■ WHAT THIS TASK INVOLVES
Once the pictures are set aside, transcribe the remaining data exactly.

■ SUPPLIED INFORMATION
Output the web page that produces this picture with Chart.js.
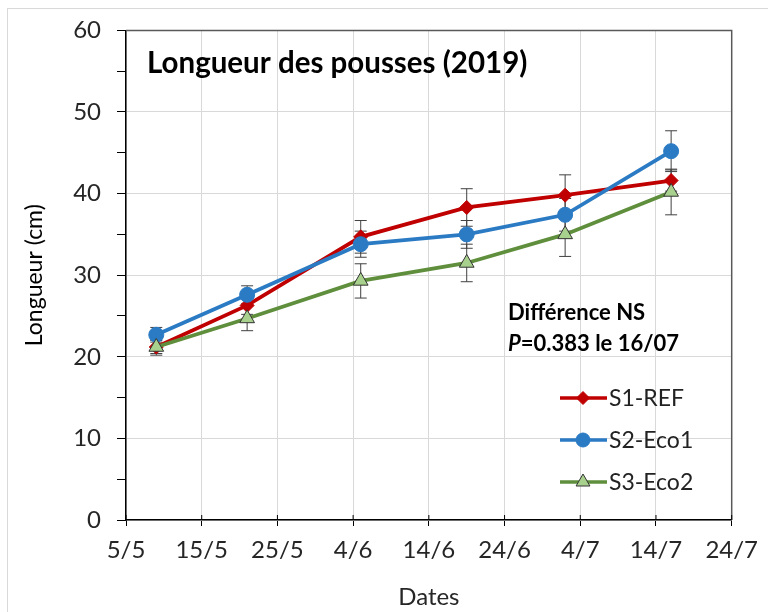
<!DOCTYPE html>
<html>
<head>
<meta charset="utf-8">
<script src="https://cdn.jsdelivr.net/npm/chart.js@4"></script>
<style>
  body { margin: 0; background: #fff; }
  #wrap { position: relative; width: 768px; height: 612px; }
  #frame { position: absolute; left: 7px; top: 8px; width: 780px; height: 620px; border: 1px solid #d9d9d9; }
  canvas { position: absolute; left: 0; top: 0; }
</style>
</head>
<body>
<div id="wrap">
  <div id="frame"></div>
  <canvas id="chart" width="768" height="612"></canvas>
</div>
<script>
// x axis labels (every 10 days from 5/5)
const tickLabels = ['5/5', '15/5', '25/5', '4/6', '14/6', '24/6', '4/7', '14/7', '24/7'];
// sampling dates
const sampleDates = ['9/5', '21/5', '5/6', '19/6', '2/7', '16/7'];

const s1Ref = [21.2, 26.3, 34.7, 38.3, 39.8, 41.6];
const s1Err = [0.8, 1.1, 2.0, 2.3, 2.5, 1.3];
const s2Eco1 = [22.7, 27.6, 33.8, 35.0, 37.4, 45.2];
const s2Err = [0.9, 1.1, 1.6, 1.7, 2.0, 2.5];
const s3Eco2 = [21.2, 24.7, 29.3, 31.5, 35.0, 40.2];
const s3Err = [1.0, 1.5, 2.1, 2.3, 2.7, 2.8];

const seriesNames = ['S1-REF', 'S2-Eco1', 'S3-Eco2'];

const FONT = 'Lato, "Open Sans", sans-serif';

function dayNum(s) {
  const [d, m] = s.split('/').map(Number);
  return Date.UTC(2019, m - 1, d) / 86400000;
}
const day0 = dayNum(tickLabels[0]);
const xDays = sampleDates.map(s => dayNum(s) - day0);

function toPoints(vals) {
  return vals.map((v, i) => ({ x: xDays[i], y: v }));
}

const styles = [
  { color: '#c00000', point: 'rectRot', radius: 7, fill: '#c00000', border: '#c00000', bw: 1 },
  { color: '#2b7bc4', point: 'circle', radius: 7.5, fill: '#2b7bc4', border: '#2b7bc4', bw: 1 },
  { color: '#5f8f3c', point: 'triangle', radius: 8.5, fill: '#a9d18e', border: '#333', bw: 1 }
];
const allVals = [s1Ref, s2Eco1, s3Eco2];
const allErr = [s1Err, s2Err, s3Err];

// error bars, plot frame, legend and texts
const extras = {
  id: 'extras',
  beforeDatasetsDraw(chart) {
    const ctx = chart.ctx;
    const xs = chart.scales.x, ys = chart.scales.y;
    ctx.save();
    ctx.strokeStyle = '#404040';
    ctx.lineWidth = 1;
    allVals.forEach((vals, si) => {
      vals.forEach((v, i) => {
        const px = xs.getPixelForValue(xDays[i]);
        const top = ys.getPixelForValue(v + allErr[si][i]);
        const bot = ys.getPixelForValue(v - allErr[si][i]);
        ctx.beginPath();
        ctx.moveTo(px, top); ctx.lineTo(px, bot);
        ctx.moveTo(px - 6, top); ctx.lineTo(px + 6, top);
        ctx.moveTo(px - 6, bot); ctx.lineTo(px + 6, bot);
        ctx.stroke();
      });
    });
    ctx.restore();
  },
  afterDraw(chart) {
    const ctx = chart.ctx;
    const a = chart.chartArea;
    const xs = chart.scales.x;
    ctx.save();
    // plot frame top / right
    ctx.strokeStyle = '#595959';
    ctx.lineWidth = 1.5;
    ctx.beginPath();
    ctx.moveTo(a.left, a.top); ctx.lineTo(a.right, a.top); ctx.lineTo(a.right, a.bottom);
    ctx.stroke();
    // x ticks crossing into the plot
    ctx.strokeStyle = '#000';
    ctx.lineWidth = 1;
    xs.ticks.forEach(t => {
      const px = xs.getPixelForValue(t.value);
      ctx.beginPath(); ctx.moveTo(px, a.bottom); ctx.lineTo(px, a.bottom - 5); ctx.stroke();
    });
    // title
    ctx.fillStyle = '#000';
    ctx.textBaseline = 'middle';
    ctx.font = 'bold 29.5px ' + FONT;
    ctx.fillText('Longueur des pousses (2019)', a.left + 21, a.top + 33);
    // annotation
    ctx.font = 'bold 22px ' + FONT;
    ctx.fillText('Différence NS', 508, 313);
    ctx.font = 'bold italic 22px ' + FONT;
    ctx.fillText('P', 508, 344);
    const pw = ctx.measureText('P').width;
    ctx.font = 'bold 22px ' + FONT;
    ctx.fillText('=0.383 le 16/07', 508 + pw, 344);
    // legend
    const ly = [398, 440, 482];
    ctx.font = '23px ' + FONT;
    styles.forEach((s, i) => {
      ctx.strokeStyle = s.color;
      ctx.lineWidth = 3.5;
      ctx.beginPath(); ctx.moveTo(560, ly[i]); ctx.lineTo(607, ly[i]); ctx.stroke();
      ctx.fillStyle = s.fill;
      ctx.strokeStyle = s.border;
      ctx.lineWidth = s.bw;
      Chart.helpers.drawPoint(ctx, { pointStyle: s.point, radius: s.radius - 0.5, borderWidth: s.bw }, 583, ly[i]);
      ctx.fillStyle = '#222';
      ctx.fillText(seriesNames[i], 609, ly[i] + 1);
    });
    ctx.restore();
  }
};

new Chart(document.getElementById('chart'), {
  type: 'line',
  data: {
    datasets: allVals.map((vals, i) => ({
      label: seriesNames[i],
      data: toPoints(vals),
      borderColor: styles[i].color,
      borderWidth: 3.8,
      backgroundColor: styles[i].fill,
      pointStyle: styles[i].point,
      pointRadius: styles[i].radius,
      pointBackgroundColor: styles[i].fill,
      pointBorderColor: styles[i].border,
      pointBorderWidth: styles[i].bw,
      tension: 0,
      order: 2 - i
    }))
  },
  options: {
    responsive: false,
    animation: false,
    layout: { padding: { left: 7, top: 29, right: 34, bottom: 0 } },
    plugins: { legend: { display: false }, tooltip: { enabled: false } },
    scales: {
      x: {
        type: 'linear',
        min: 0, max: 80,
        ticks: {
          stepSize: 10,
          color: '#262626',
          font: { family: FONT, size: 24 },
          padding: 10,
          maxRotation: 0,
          callback: v => tickLabels[Math.round(v / 10)]
        },
        grid: { color: '#d9d9d9', tickColor: '#000', tickLength: 6 },
        border: { color: '#000', width: 1.5 },
        title: { display: true, text: 'Dates', color: '#262626', font: { family: FONT, size: 24 }, padding: { top: 0, bottom: 0 } },
        afterFit: s => { s.height = 92; }
      },
      y: {
        min: 0, max: 60,
        ticks: {
          stepSize: 5,
          color: '#262626',
          font: { family: FONT, size: 24 },
          padding: 16,
          callback: v => (v % 10 === 0 ? v : '')
        },
        grid: {
          color: c => (c.tick && c.tick.value % 10 === 0 ? '#d9d9d9' : 'rgba(0,0,0,0)'),
          tickColor: '#000',
          tickLength: 9
        },
        border: { color: '#000', width: 1.5 },
        title: { display: true, text: 'Longueur (cm)', color: '#000', font: { family: FONT, size: 23 }, padding: { top: 14, bottom: 0 } },
        afterFit: s => { s.width = 119; }
      }
    }
  },
  plugins: [extras]
});
</script>
</body>
</html>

■ WRITTEN SOLUTION
Output the web page that produces this picture with Chart.js.
<!DOCTYPE html>
<html>
<head>
<meta charset="utf-8">
<script src="https://cdn.jsdelivr.net/npm/chart.js@4"></script>
<style>
  body { margin: 0; background: #fff; }
  #wrap { position: relative; width: 768px; height: 612px; }
  #frame { position: absolute; left: 7px; top: 8px; width: 780px; height: 620px; border: 1px solid #d9d9d9; }
  canvas { position: absolute; left: 0; top: 0; }
</style>
</head>
<body>
<div id="wrap">
  <div id="frame"></div>
  <canvas id="chart" width="768" height="612"></canvas>
</div>
<script>
// x axis labels (every 10 days from 5/5)
const tickLabels = ['5/5', '15/5', '25/5', '4/6', '14/6', '24/6', '4/7', '14/7', '24/7'];
// sampling dates
const sampleDates = ['9/5', '21/5', '5/6', '19/6', '2/7', '16/7'];

const s1Ref = [21.2, 26.3, 34.7, 38.3, 39.8, 41.6];
const s1Err = [0.8, 1.1, 2.0, 2.3, 2.5, 1.3];
const s2Eco1 = [22.7, 27.6, 33.8, 35.0, 37.4, 45.2];
const s2Err = [0.9, 1.1, 1.6, 1.7, 2.0, 2.5];
const s3Eco2 = [21.2, 24.7, 29.3, 31.5, 35.0, 40.2];
const s3Err = [1.0, 1.5, 2.1, 2.3, 2.7, 2.8];

const seriesNames = ['S1-REF', 'S2-Eco1', 'S3-Eco2'];

const FONT = 'Lato, "Open Sans", sans-serif';

function dayNum(s) {
  const [d, m] = s.split('/').map(Number);
  return Date.UTC(2019, m - 1, d) / 86400000;
}
const day0 = dayNum(tickLabels[0]);
const xDays = sampleDates.map(s => dayNum(s) - day0);

function toPoints(vals) {
  return vals.map((v, i) => ({ x: xDays[i], y: v }));
}

const styles = [
  { color: '#c00000', point: 'rectRot', radius: 7, fill: '#c00000', border: '#c00000', bw: 1 },
  { color: '#2b7bc4', point: 'circle', radius: 7.5, fill: '#2b7bc4', border: '#2b7bc4', bw: 1 },
  { color: '#5f8f3c', point: 'triangle', radius: 8.5, fill: '#a9d18e', border: '#333', bw: 1 }
];
const allVals = [s1Ref, s2Eco1, s3Eco2];
const allErr = [s1Err, s2Err, s3Err];

// error bars, plot frame, legend and texts
const extras = {
  id: 'extras',
  beforeDatasetsDraw(chart) {
    const ctx = chart.ctx;
    const xs = chart.scales.x, ys = chart.scales.y;
    ctx.save();
    ctx.strokeStyle = '#404040';
    ctx.lineWidth = 1;
    allVals.forEach((vals, si) => {
      vals.forEach((v, i) => {
        const px = xs.getPixelForValue(xDays[i]);
        const top = ys.getPixelForValue(v + allErr[si][i]);
        const bot = ys.getPixelForValue(v - allErr[si][i]);
        ctx.beginPath();
        ctx.moveTo(px, top); ctx.lineTo(px, bot);
        ctx.moveTo(px - 6, top); ctx.lineTo(px + 6, top);
        ctx.moveTo(px - 6, bot); ctx.lineTo(px + 6, bot);
        ctx.stroke();
      });
    });
    ctx.restore();
  },
  afterDraw(chart) {
    const ctx = chart.ctx;
    const a = chart.chartArea;
    const xs = chart.scales.x;
    ctx.save();
    // plot frame top / right
    ctx.strokeStyle = '#595959';
    ctx.lineWidth = 1.5;
    ctx.beginPath();
    ctx.moveTo(a.left, a.top); ctx.lineTo(a.right, a.top); ctx.lineTo(a.right, a.bottom);
    ctx.stroke();
    // x ticks crossing into the plot
    ctx.strokeStyle = '#000';
    ctx.lineWidth = 1;
    xs.ticks.forEach(t => {
      const px = xs.getPixelForValue(t.value);
      ctx.beginPath(); ctx.moveTo(px, a.bottom); ctx.lineTo(px, a.bottom - 5); ctx.stroke();
    });
    // title
    ctx.fillStyle = '#000';
    ctx.textBaseline = 'middle';
    ctx.font = 'bold 29.5px ' + FONT;
    ctx.fillText('Longueur des pousses (2019)', a.left + 21, a.top + 33);
    // annotation
    ctx.font = 'bold 22px ' + FONT;
    ctx.fillText('Différence NS', 508, 313);
    ctx.font = 'bold italic 22px ' + FONT;
    ctx.fillText('P', 508, 344);
    const pw = ctx.measureText('P').width;
    ctx.font = 'bold 22px ' + FONT;
    ctx.fillText('=0.383 le 16/07', 508 + pw, 344);
    // legend
    const ly = [398, 440, 482];
    ctx.font = '23px ' + FONT;
    styles.forEach((s, i) => {
      ctx.strokeStyle = s.color;
      ctx.lineWidth = 3.5;
      ctx.beginPath(); ctx.moveTo(560, ly[i]); ctx.lineTo(607, ly[i]); ctx.stroke();
      ctx.fillStyle = s.fill;
      ctx.strokeStyle = s.border;
      ctx.lineWidth = s.bw;
      Chart.helpers.drawPoint(ctx, { pointStyle: s.point, radius: s.radius - 0.5, borderWidth: s.bw }, 583, ly[i]);
      ctx.fillStyle = '#222';
      ctx.fillText(seriesNames[i], 609, ly[i] + 1);
    });
    ctx.restore();
  }
};

new Chart(document.getElementById('chart'), {
  type: 'line',
  data: {
    datasets: allVals.map((vals, i) => ({
      label: seriesNames[i],
      data: toPoints(vals),
      borderColor: styles[i].color,
      borderWidth: 3.8,
      backgroundColor: styles[i].fill,
      pointStyle: styles[i].point,
      pointRadius: styles[i].radius,
      pointBackgroundColor: styles[i].fill,
      pointBorderColor: styles[i].border,
      pointBorderWidth: styles[i].bw,
      tension: 0,
      order: 2 - i
    }))
  },
  options: {
    responsive: false,
    animation: false,
    layout: { padding: { left: 7, top: 29, right: 34, bottom: 0 } },
    plugins: { legend: { display: false }, tooltip: { enabled: false } },
    scales: {
      x: {
        type: 'linear',
        min: 0, max: 80,
        ticks: {
          stepSize: 10,
          color: '#262626',
          font: { family: FONT, size: 24 },
          padding: 10,
          maxRotation: 0,
          callback: v => tickLabels[Math.round(v / 10)]
        },
        grid: { color: '#d9d9d9', tickColor: '#000', tickLength: 6 },
        border: { color: '#000', width: 1.5 },
        title: { display: true, text: 'Dates', color: '#262626', font: { family: FONT, size: 24 }, padding: { top: 0, bottom: 0 } },
        afterFit: s => { s.height = 92; }
      },
      y: {
        min: 0, max: 60,
        ticks: {
          stepSize: 5,
          color: '#262626',
          font: { family: FONT, size: 24 },
          padding: 16,
          callback: v => (v % 10 === 0 ? v : '')
        },
        grid: {
          color: c => (c.tick && c.tick.value % 10 === 0 ? '#d9d9d9' : 'rgba(0,0,0,0)'),
          tickColor: '#000',
          tickLength: 9
        },
        border: { color: '#000', width: 1.5 },
        title: { display: true, text: 'Longueur (cm)', color: '#000', font: { family: FONT, size: 23 }, padding: { top: 14, bottom: 0 } },
        afterFit: s => { s.width = 119; }
      }
    }
  },
  plugins: [extras]
});
</script>
</body>
</html>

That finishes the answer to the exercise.